The End of the Lord.
Could it have been otherwise with Job? Once his lesson was learnt, that he was a part of a vast scheme of order and government which depended upon God, and which therefore had God for its centre and circumference, and not Job, would he not henceforth have new thoughts of the majesty and unerring goodness of God; goodness which knew how to bring order out of chaos, and good out of evil? Would he not also have learnt to distrust himself, and the reasonings and conclusions of his own mind, as well as those of his friends' minds, and have discovered the wisdom of waiting on God till the bright light that was in the cloud could be seen?

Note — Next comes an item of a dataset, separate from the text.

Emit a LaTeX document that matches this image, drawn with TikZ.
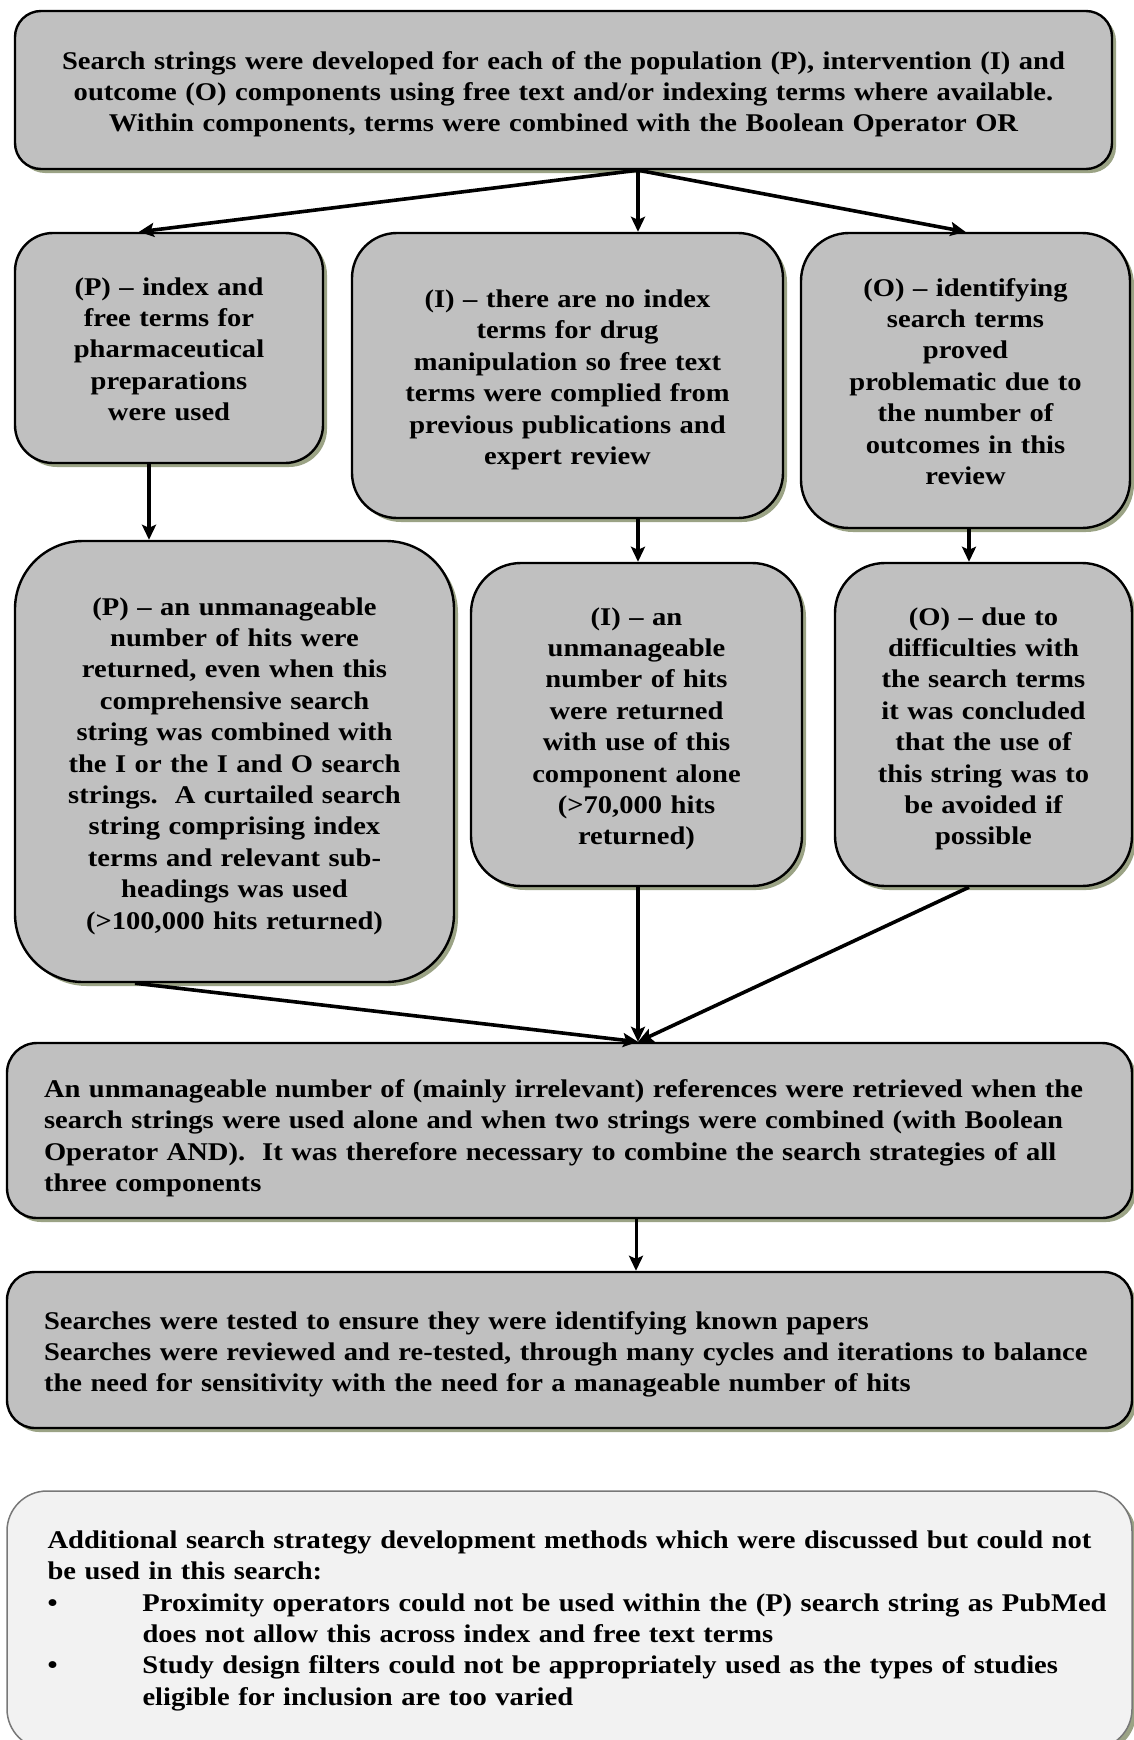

He would by no means surrender his integrity, he would by no means let go his righteousness. But, as Elihu puts it, his "righteousness," or his "uprightness" (see Job 33:23, 26) would now be to bow under God's hand, to trust in the searchings of His discipline, to learn the lesson God would teach; in short, to look away from himself to God, and to live on that new principle before Him, centred in Jehovah and no longer in self.